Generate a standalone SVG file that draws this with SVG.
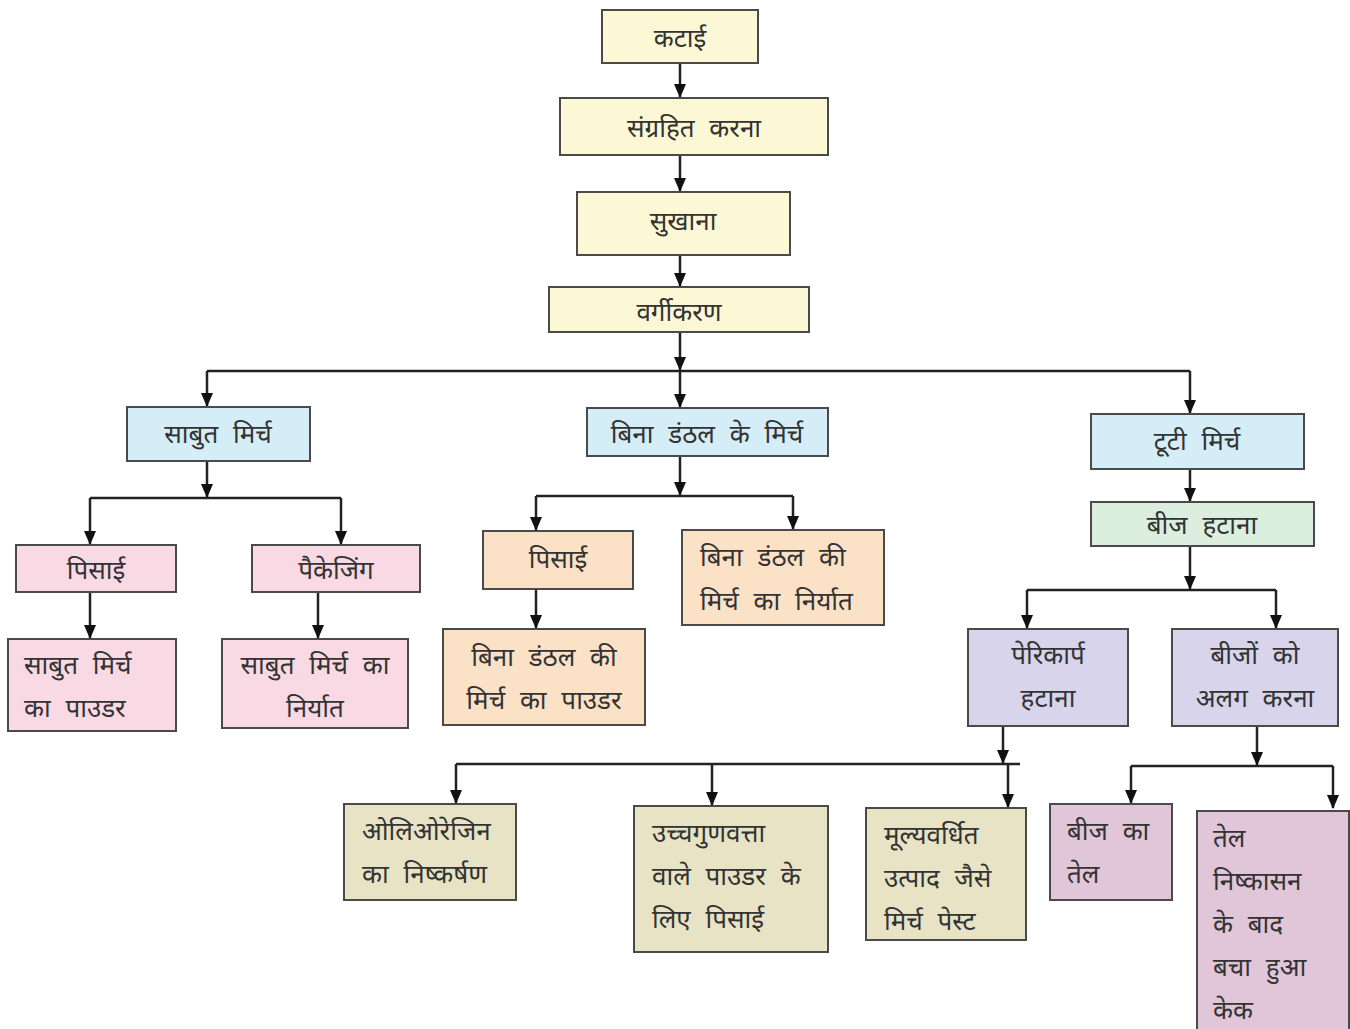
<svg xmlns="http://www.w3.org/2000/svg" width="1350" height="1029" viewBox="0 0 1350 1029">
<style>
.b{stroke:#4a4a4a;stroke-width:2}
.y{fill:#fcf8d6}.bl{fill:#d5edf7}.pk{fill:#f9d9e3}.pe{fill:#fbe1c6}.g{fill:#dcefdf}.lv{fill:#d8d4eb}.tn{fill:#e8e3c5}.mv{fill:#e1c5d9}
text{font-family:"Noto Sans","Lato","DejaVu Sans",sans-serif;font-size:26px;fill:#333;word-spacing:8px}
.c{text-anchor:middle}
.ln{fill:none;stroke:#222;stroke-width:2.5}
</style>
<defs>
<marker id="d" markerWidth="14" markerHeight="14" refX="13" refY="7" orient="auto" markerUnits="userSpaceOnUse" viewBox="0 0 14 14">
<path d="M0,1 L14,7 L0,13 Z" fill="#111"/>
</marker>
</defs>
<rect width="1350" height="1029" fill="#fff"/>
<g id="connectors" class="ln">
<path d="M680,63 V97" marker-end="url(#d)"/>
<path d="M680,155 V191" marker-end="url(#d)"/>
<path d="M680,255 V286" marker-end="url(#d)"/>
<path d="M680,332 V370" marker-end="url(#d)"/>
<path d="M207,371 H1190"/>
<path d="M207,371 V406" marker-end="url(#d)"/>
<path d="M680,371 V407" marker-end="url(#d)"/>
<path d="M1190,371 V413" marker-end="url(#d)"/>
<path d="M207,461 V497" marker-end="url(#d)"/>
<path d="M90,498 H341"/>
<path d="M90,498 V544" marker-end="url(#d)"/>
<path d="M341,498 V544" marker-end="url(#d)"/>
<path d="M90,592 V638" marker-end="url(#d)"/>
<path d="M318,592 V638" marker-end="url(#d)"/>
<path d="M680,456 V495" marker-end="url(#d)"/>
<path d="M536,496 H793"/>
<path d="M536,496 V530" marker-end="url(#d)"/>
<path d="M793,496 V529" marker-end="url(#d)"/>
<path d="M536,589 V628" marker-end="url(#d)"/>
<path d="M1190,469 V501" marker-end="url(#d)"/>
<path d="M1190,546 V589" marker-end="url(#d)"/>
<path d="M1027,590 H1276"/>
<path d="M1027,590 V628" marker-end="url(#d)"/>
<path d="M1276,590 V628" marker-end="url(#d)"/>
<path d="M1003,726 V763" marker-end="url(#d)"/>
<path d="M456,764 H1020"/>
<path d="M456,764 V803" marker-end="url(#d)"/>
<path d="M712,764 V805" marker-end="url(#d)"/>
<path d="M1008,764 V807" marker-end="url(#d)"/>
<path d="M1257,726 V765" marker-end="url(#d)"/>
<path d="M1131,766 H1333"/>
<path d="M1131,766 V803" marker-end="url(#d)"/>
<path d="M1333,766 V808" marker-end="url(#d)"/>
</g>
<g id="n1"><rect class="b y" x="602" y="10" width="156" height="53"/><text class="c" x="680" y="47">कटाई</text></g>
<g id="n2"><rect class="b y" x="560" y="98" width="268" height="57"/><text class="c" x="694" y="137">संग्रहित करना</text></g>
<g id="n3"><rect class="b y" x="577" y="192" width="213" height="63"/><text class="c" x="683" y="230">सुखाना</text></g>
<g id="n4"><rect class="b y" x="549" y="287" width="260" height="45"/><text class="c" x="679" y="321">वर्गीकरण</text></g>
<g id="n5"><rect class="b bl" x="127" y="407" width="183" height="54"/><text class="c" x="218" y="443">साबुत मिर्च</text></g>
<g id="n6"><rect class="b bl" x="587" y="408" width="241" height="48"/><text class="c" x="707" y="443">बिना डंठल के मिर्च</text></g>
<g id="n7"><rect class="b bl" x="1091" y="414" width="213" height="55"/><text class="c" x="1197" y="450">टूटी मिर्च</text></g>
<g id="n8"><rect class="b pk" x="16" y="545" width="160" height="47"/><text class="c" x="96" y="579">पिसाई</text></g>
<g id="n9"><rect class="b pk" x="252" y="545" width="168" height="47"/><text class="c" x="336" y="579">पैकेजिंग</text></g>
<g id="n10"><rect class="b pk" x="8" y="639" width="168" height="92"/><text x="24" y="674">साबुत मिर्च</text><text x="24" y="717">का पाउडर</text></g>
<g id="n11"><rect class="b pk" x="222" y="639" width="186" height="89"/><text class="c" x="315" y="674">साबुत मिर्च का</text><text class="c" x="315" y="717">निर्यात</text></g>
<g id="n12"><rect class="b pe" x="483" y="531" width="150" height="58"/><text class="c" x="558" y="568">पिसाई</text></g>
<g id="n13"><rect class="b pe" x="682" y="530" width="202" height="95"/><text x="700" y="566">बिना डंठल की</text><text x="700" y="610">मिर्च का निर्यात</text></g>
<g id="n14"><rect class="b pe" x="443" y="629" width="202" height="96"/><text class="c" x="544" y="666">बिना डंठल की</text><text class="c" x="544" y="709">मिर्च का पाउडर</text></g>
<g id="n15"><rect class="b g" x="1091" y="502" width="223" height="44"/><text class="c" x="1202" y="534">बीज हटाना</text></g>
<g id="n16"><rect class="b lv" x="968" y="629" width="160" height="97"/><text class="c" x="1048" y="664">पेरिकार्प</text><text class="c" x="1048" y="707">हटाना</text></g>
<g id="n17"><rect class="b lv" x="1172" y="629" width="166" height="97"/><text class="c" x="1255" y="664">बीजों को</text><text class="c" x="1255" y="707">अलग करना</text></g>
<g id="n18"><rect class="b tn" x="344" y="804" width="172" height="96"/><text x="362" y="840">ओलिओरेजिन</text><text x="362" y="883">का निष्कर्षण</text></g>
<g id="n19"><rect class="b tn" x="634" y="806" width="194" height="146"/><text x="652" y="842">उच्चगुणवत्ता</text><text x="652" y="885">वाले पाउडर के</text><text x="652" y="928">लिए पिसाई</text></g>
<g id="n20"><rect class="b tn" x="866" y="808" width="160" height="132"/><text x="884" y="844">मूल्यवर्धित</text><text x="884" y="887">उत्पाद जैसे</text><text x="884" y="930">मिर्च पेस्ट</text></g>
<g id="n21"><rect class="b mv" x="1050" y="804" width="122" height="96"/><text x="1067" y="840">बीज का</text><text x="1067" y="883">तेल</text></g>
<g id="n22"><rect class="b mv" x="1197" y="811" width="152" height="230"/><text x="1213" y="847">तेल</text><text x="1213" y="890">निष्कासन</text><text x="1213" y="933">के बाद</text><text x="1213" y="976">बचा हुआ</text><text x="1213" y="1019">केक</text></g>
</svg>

→ Instructions to follow: Copy the listing over exactly, skipping the pictures it holds.

→ The answer:
Generate a standalone SVG file that draws this with SVG.
<svg xmlns="http://www.w3.org/2000/svg" width="1350" height="1029" viewBox="0 0 1350 1029">
<style>
.b{stroke:#4a4a4a;stroke-width:2}
.y{fill:#fcf8d6}.bl{fill:#d5edf7}.pk{fill:#f9d9e3}.pe{fill:#fbe1c6}.g{fill:#dcefdf}.lv{fill:#d8d4eb}.tn{fill:#e8e3c5}.mv{fill:#e1c5d9}
text{font-family:"Noto Sans","Lato","DejaVu Sans",sans-serif;font-size:26px;fill:#333;word-spacing:8px}
.c{text-anchor:middle}
.ln{fill:none;stroke:#222;stroke-width:2.5}
</style>
<defs>
<marker id="d" markerWidth="14" markerHeight="14" refX="13" refY="7" orient="auto" markerUnits="userSpaceOnUse" viewBox="0 0 14 14">
<path d="M0,1 L14,7 L0,13 Z" fill="#111"/>
</marker>
</defs>
<rect width="1350" height="1029" fill="#fff"/>
<g id="connectors" class="ln">
<path d="M680,63 V97" marker-end="url(#d)"/>
<path d="M680,155 V191" marker-end="url(#d)"/>
<path d="M680,255 V286" marker-end="url(#d)"/>
<path d="M680,332 V370" marker-end="url(#d)"/>
<path d="M207,371 H1190"/>
<path d="M207,371 V406" marker-end="url(#d)"/>
<path d="M680,371 V407" marker-end="url(#d)"/>
<path d="M1190,371 V413" marker-end="url(#d)"/>
<path d="M207,461 V497" marker-end="url(#d)"/>
<path d="M90,498 H341"/>
<path d="M90,498 V544" marker-end="url(#d)"/>
<path d="M341,498 V544" marker-end="url(#d)"/>
<path d="M90,592 V638" marker-end="url(#d)"/>
<path d="M318,592 V638" marker-end="url(#d)"/>
<path d="M680,456 V495" marker-end="url(#d)"/>
<path d="M536,496 H793"/>
<path d="M536,496 V530" marker-end="url(#d)"/>
<path d="M793,496 V529" marker-end="url(#d)"/>
<path d="M536,589 V628" marker-end="url(#d)"/>
<path d="M1190,469 V501" marker-end="url(#d)"/>
<path d="M1190,546 V589" marker-end="url(#d)"/>
<path d="M1027,590 H1276"/>
<path d="M1027,590 V628" marker-end="url(#d)"/>
<path d="M1276,590 V628" marker-end="url(#d)"/>
<path d="M1003,726 V763" marker-end="url(#d)"/>
<path d="M456,764 H1020"/>
<path d="M456,764 V803" marker-end="url(#d)"/>
<path d="M712,764 V805" marker-end="url(#d)"/>
<path d="M1008,764 V807" marker-end="url(#d)"/>
<path d="M1257,726 V765" marker-end="url(#d)"/>
<path d="M1131,766 H1333"/>
<path d="M1131,766 V803" marker-end="url(#d)"/>
<path d="M1333,766 V808" marker-end="url(#d)"/>
</g>
<g id="n1"><rect class="b y" x="602" y="10" width="156" height="53"/><text class="c" x="680" y="47">कटाई</text></g>
<g id="n2"><rect class="b y" x="560" y="98" width="268" height="57"/><text class="c" x="694" y="137">संग्रहित करना</text></g>
<g id="n3"><rect class="b y" x="577" y="192" width="213" height="63"/><text class="c" x="683" y="230">सुखाना</text></g>
<g id="n4"><rect class="b y" x="549" y="287" width="260" height="45"/><text class="c" x="679" y="321">वर्गीकरण</text></g>
<g id="n5"><rect class="b bl" x="127" y="407" width="183" height="54"/><text class="c" x="218" y="443">साबुत मिर्च</text></g>
<g id="n6"><rect class="b bl" x="587" y="408" width="241" height="48"/><text class="c" x="707" y="443">बिना डंठल के मिर्च</text></g>
<g id="n7"><rect class="b bl" x="1091" y="414" width="213" height="55"/><text class="c" x="1197" y="450">टूटी मिर्च</text></g>
<g id="n8"><rect class="b pk" x="16" y="545" width="160" height="47"/><text class="c" x="96" y="579">पिसाई</text></g>
<g id="n9"><rect class="b pk" x="252" y="545" width="168" height="47"/><text class="c" x="336" y="579">पैकेजिंग</text></g>
<g id="n10"><rect class="b pk" x="8" y="639" width="168" height="92"/><text x="24" y="674">साबुत मिर्च</text><text x="24" y="717">का पाउडर</text></g>
<g id="n11"><rect class="b pk" x="222" y="639" width="186" height="89"/><text class="c" x="315" y="674">साबुत मिर्च का</text><text class="c" x="315" y="717">निर्यात</text></g>
<g id="n12"><rect class="b pe" x="483" y="531" width="150" height="58"/><text class="c" x="558" y="568">पिसाई</text></g>
<g id="n13"><rect class="b pe" x="682" y="530" width="202" height="95"/><text x="700" y="566">बिना डंठल की</text><text x="700" y="610">मिर्च का निर्यात</text></g>
<g id="n14"><rect class="b pe" x="443" y="629" width="202" height="96"/><text class="c" x="544" y="666">बिना डंठल की</text><text class="c" x="544" y="709">मिर्च का पाउडर</text></g>
<g id="n15"><rect class="b g" x="1091" y="502" width="223" height="44"/><text class="c" x="1202" y="534">बीज हटाना</text></g>
<g id="n16"><rect class="b lv" x="968" y="629" width="160" height="97"/><text class="c" x="1048" y="664">पेरिकार्प</text><text class="c" x="1048" y="707">हटाना</text></g>
<g id="n17"><rect class="b lv" x="1172" y="629" width="166" height="97"/><text class="c" x="1255" y="664">बीजों को</text><text class="c" x="1255" y="707">अलग करना</text></g>
<g id="n18"><rect class="b tn" x="344" y="804" width="172" height="96"/><text x="362" y="840">ओलिओरेजिन</text><text x="362" y="883">का निष्कर्षण</text></g>
<g id="n19"><rect class="b tn" x="634" y="806" width="194" height="146"/><text x="652" y="842">उच्चगुणवत्ता</text><text x="652" y="885">वाले पाउडर के</text><text x="652" y="928">लिए पिसाई</text></g>
<g id="n20"><rect class="b tn" x="866" y="808" width="160" height="132"/><text x="884" y="844">मूल्यवर्धित</text><text x="884" y="887">उत्पाद जैसे</text><text x="884" y="930">मिर्च पेस्ट</text></g>
<g id="n21"><rect class="b mv" x="1050" y="804" width="122" height="96"/><text x="1067" y="840">बीज का</text><text x="1067" y="883">तेल</text></g>
<g id="n22"><rect class="b mv" x="1197" y="811" width="152" height="230"/><text x="1213" y="847">तेल</text><text x="1213" y="890">निष्कासन</text><text x="1213" y="933">के बाद</text><text x="1213" y="976">बचा हुआ</text><text x="1213" y="1019">केक</text></g>
</svg>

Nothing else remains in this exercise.